Canberra's hopes that Jakarta's response to a new defence arrangement would be positive are based on statements Yudhoyono made a year ago when he was coordinating minister for security in the government of Megawati Sukarnoputri. On a visit to Canberra and Melbourne in October 2003, the former four-star general said that he supported a return to a defence pact between the two countries.

Referring to terrorist attacks in the US and Indonesia, Yudhoyono told his Australian audience: "In the age of [September 11, 2001] and Bali and the Jakarta Marriott, security can best be promoted through cooperation. This is leading us to change in our security culture. We can ensure our security only by sharing our intelligence with each other."
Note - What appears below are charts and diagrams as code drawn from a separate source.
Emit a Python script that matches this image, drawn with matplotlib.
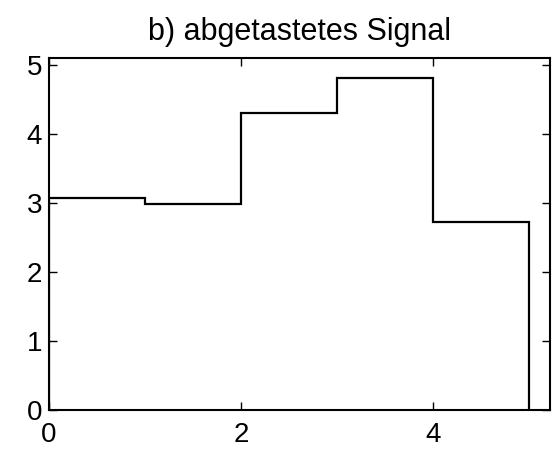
import numpy as np
import matplotlib
matplotlib.use("Agg")
import matplotlib.pyplot as plt

plt.rcParams['font.family'] = ['Liberation Sans', 'DejaVu Sans']

edges = [0, 1, 2, 3, 4, 5]
levels = [3.07, 2.98, 4.30, 4.81, 2.73]
xticks = [0, 2, 4]
yticks = [0, 1, 2, 3, 4, 5]

fig = plt.figure(figsize=(5.56, 4.5), dpi=100)
ax = fig.add_axes([0.088, 0.089, 0.901, 0.782])

ax.stairs(levels, edges, baseline=0, color='black', linewidth=1.6)

ax.set_xlim(0, 5.22)
ax.set_ylim(0, 5.1)
ax.set_xticks(xticks)
ax.set_yticks(yticks)
ax.tick_params(direction='in', top=True, right=True, length=5.5, width=1,
               labelsize=20)
ax.tick_params(axis='x', pad=9)
ax.tick_params(axis='y', pad=5)
for s in ax.spines.values():
    s.set_linewidth(1.5)

ax.set_title("b) abgetastetes Signal", fontsize=22, pad=13)

fig.savefig("out.png", dpi=100)
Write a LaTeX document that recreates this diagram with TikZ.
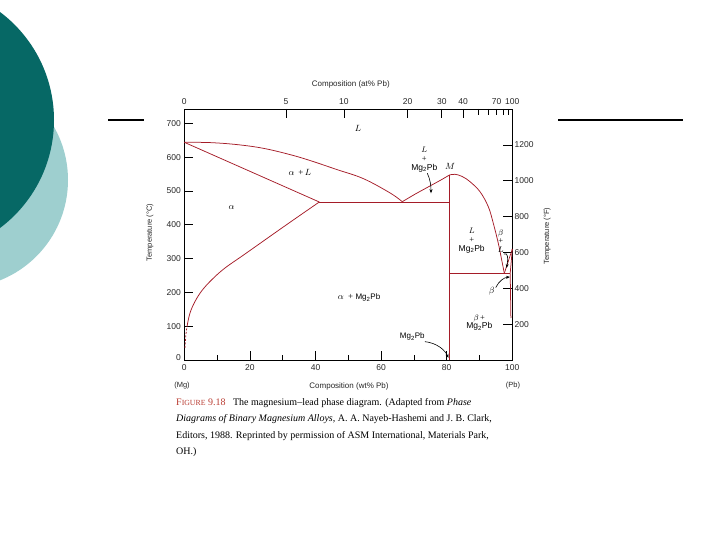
\documentclass[tikz,border=0pt]{standalone}
\usepackage{fontspec}
\setmainfont{Liberation Serif}
\setsansfont{Liberation Sans}
\usetikzlibrary{arrows.meta}
\definecolor{darkteal}{RGB}{6,104,101}
\definecolor{lightteal}{RGB}{158,207,207}
\definecolor{phasered}{RGB}{165,28,40}
\definecolor{capred}{RGB}{185,60,50}
\begin{document}
\begin{tikzpicture}[x=1pt,y=-1pt,
  phase/.style={draw=phasered,line width=0.75pt},
  axisline/.style={draw=black,line width=0.9pt},
  tickline/.style={draw=black,line width=0.8pt},
  ticklab/.style={font=\sffamily\fontsize{8.5}{10}\selectfont,text=black!85,inner sep=0pt},
  axtitle/.style={font=\sffamily\fontsize{7.5}{9}\selectfont,text=black!85,inner sep=0pt},
  comptitle/.style={font=\sffamily\fontsize{8}{9}\selectfont,text=black!85,inner sep=0pt},
  reg/.style={font=\fontsize{9}{10}\selectfont,inner sep=0pt},
  stack/.style={font=\fontsize{8.5}{8.8}\selectfont,align=center,inner sep=0pt},
  regsans/.style={font=\sffamily\fontsize{8}{9}\selectfont,inner sep=0pt},
  pointer/.style={draw=black,line width=0.6pt,-{Stealth[length=4pt,width=3pt]}},
  deco/.style={draw=black,line width=2pt}
]
\useasboundingbox (0,0) rectangle (720,540);
% decorative circles
\begin{scope}
\clip (0,0) rectangle (720,540);
\fill[lightteal] (-40,180) circle[radius=108];
\fill[darkteal] (-81,120) circle[radius=135];
\end{scope}
\draw[deco] (108,120) -- (144,120);
\draw[deco] (558,120) -- (683,120);

% axis box
\draw[axisline] (184.3,109) rectangle (512.3,360);

% top ticks (at% Pb)
\foreach \x in {285.9,343.9,407.5,441.8,463.2}
  \draw[tickline] (\x,109) -- (\x,118);
\foreach \x in {477.9,488.5,496.6,503.0,508.1}
  \draw[tickline] (\x,109) -- (\x,115);
\foreach \x/\t [count=\i] in {184.3/0,285.9/5,343.9/10,407.5/20,441.8/30,463.2/40,496.6/70,512.3/100}
  \node[ticklab] (tt\i) at (\x,102) {\t};
\node[comptitle] (ttitle) at (350.8,84) {Composition (at\% Pb)};

% bottom ticks (wt% Pb)
\foreach \x in {249.9,315.5,381.1,446.7}
  \draw[tickline] (\x,360) -- (\x,351);
\foreach \x in {217.1,282.7,348.3,413.9,479.5}
  \draw[tickline] (\x,360) -- (\x,355);
\foreach \x/\t [count=\i] in {184.3/0,249.9/20,315.5/40,381.1/60,446.7/80,512.3/100}
  \node[ticklab] (bt\i) at (\x,367.3) {\t};
\node[axtitle] (mg) at (182,386) {(Mg)};
\node[axtitle] (pb) at (513,386) {(Pb)};
\node[comptitle] (btitle) at (349,386) {Composition (wt\% Pb)};

% left ticks (deg C)
\foreach \t [count=\i] in {100,200,300,400,500,600,700}{
  \draw[tickline] (184.3,{360-0.338*\t}) -- (193.3,{360-0.338*\t});
  \node[ticklab,anchor=east] (lt\i) at (181,{360-0.338*\t}) {\t};
}
\node[ticklab,anchor=east] (lt0) at (181,357.5) {0};
\node[axtitle,rotate=90] (ltitle) at (150,232.5) {Temperature (\textdegree C)};

% right ticks (deg F)
\foreach \f [count=\i] in {200,400,600,800,1000,1200}{
  \draw[tickline] (503.3,{324.3-0.1794*(\f-200)}) -- (512.3,{324.3-0.1794*(\f-200)});
  \node[ticklab,anchor=west] (rt\i) at (514.5,{324.3-0.1794*(\f-200)}) {\f};
}
\node[axtitle,rotate=90] (rtitle) at (547.3,236) {Temperature (\textdegree F)};

% phase boundaries
\draw[phase] plot[smooth,tension=0.6] coordinates {(184.3,142.3) (210,142.6) (237,144.6) (263.3,148.3) (290,154.6) (310,160.5) (337,169.6) (363.3,178.6) (390,192.9) (402.3,201.7)};
\draw[phase] plot[smooth,tension=0.6] coordinates {(402.3,201.7) (415,194.2) (427,187.6) (440,180.5) (449.5,175)};
\draw[phase] plot[smooth,tension=0.6] coordinates {(449.5,175) (455,174.3) (462,176.4) (470,181.7) (480,191.7) (488.3,206.7) (493.3,223.3) (498.3,243.3) (501.7,260) (504.3,273.3)};
\draw[phase] (184.3,142.3) -- (319.3,202);
\draw[phase] (319.3,202) -- (449.5,202);
\draw[phase] plot[smooth,tension=0.6] coordinates {(319.3,202) (286.7,224.6) (245,254) (225,268) (212,279.5) (202,290.5) (195,301.5) (190,313) (187.3,325)};
\draw[phase,dashed,dash pattern=on 2pt off 1.5pt] (187.3,325) .. controls (185.8,333) and (185.3,341) .. (185,349);
\draw[phase] (449.5,175) -- (449.5,360);
\draw[phase] (449.5,273.3) -- (510.2,273.3);
\draw[phase] (504.3,273.3) -- (512.3,249);
\draw[phase] (510.2,273.3) -- (512.3,249);
\draw[phase] (510.2,273.3) -- (510.9,318);

% region labels
\node[reg] (liq) at (358,128) {$L$};
\node[reg] (al) at (300,172.7) {$\alpha$\ \,+\,$L$};
\node[reg] (alpha) at (231.7,207.3) {$\alpha$};
\node[reg] (amg) at (359,297.7) {$\alpha$\ \ + \textsf{\fontsize{8}{9}\selectfont Mg\textsubscript{2}Pb}};
\node[stack] (lmu) at (424.3,159.6) {$L$\\+\\\textsf{Mg\textsubscript{2}Pb}};
\node[reg] (mpt) at (450,166.7) {$M$};
\node[stack] (lml) at (471.7,240.5) {$L$\\+\\\textsf{Mg\textsubscript{2}Pb}};
\node[stack] (bl) at (500.7,241.2) {$\beta$\\+\\$L$};
\node[reg] (beta) at (491.7,291.7) {$\beta$};
\node[stack] (bmg) at (479.3,322.7) {$\beta$\,+\\\textsf{Mg\textsubscript{2}Pb}};
\node[regsans] (mgl) at (412.3,336.7) {Mg\textsubscript{2}Pb};

% pointers
\coordinate (p1) at (431,193.3);
\coordinate (p2) at (448.5,358);
\coordinate (p3) at (506.6,268);
\coordinate (p4) at (510,277);
\draw[pointer] ([xshift=3pt,yshift=-1pt]lmu.south) .. controls (430.5,180) and (431,186) .. (p1);
\draw[pointer] ([yshift=-1pt]mgl.south east) .. controls (437,343) and (445,350) .. (p2);
\draw[pointer] ([yshift=-1pt]bl.south east) .. controls (508.5,252) and (508,259) .. (p3);
\draw[pointer] ([xshift=1pt]beta.north east) .. controls (499,281) and (504,277.5) .. (p4);

% caption
\node[anchor=north west,inner sep=0pt,align=left,font=\fontsize{10}{16.5}\selectfont] (cap) at (176,398)
{\textcolor{capred}{F{\fontsize{7.8}{9}\selectfont IGURE} 9.18}\enspace\ The magnesium--lead phase diagram. (Adapted from \textit{Phase}\\
\textit{Diagrams of Binary Magnesium Alloys,} A. A. Nayeb-Hashemi and J. B. Clark,\\
Editors, 1988. Reprinted by permission of ASM International, Materials Park,\\
OH.)};
\end{tikzpicture}
\end{document}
Howard told reporters travelling with him to Jakarta for the presidential inauguration that he would not raise the defence-pact proposal with Yudhoyono on this visit. But the two leaders will have further meetings over the next six weeks – in Chile for a summit of the Asia-Pacific Economic Cooperation forum, and in Laos for an Asean summit. These meetings will give their top officials the chance to discuss a framework for getting any new security talks under way.

Australia and Indonesia already have stepped up security cooperation since the Bali bombing in October 2002, which killed 202 people, 88 of them Australian. The two governments signed a memorandum of understanding on counter-terrorism in January 2002, and a second agreement on transnational crime in June 2003 to deal mostly with Afghan, Iraqi and Pakistani refugees smuggled from Indonesia into Australia. They've also signed a technical agreement that allows Australian police to play a significant role in the hunt for terrorist fugitives in Indonesia.

Domestic opposition

The Howard government is halfway through a four-year counter-terrorism package for Indonesia costing $7 million. It is spending another $28 million over five years on the Jakarta Centre for Law Enforcement Cooperation, which opened in July, to provide training in counter-terrorism skills. It has also funded a police intelligence training school in Semarang, Central Java.

But Howard, too, would have to overcome domestic opposition to any new security arrangement with Indonesia. In Australia, much of the coalition of lobby groups that eventually won support for an independent East Timor has since taken on the cause of independence for other parts of Indonesia, such as Aceh and Papua. They would strongly oppose formal ties with Indonesia's national security apparatus.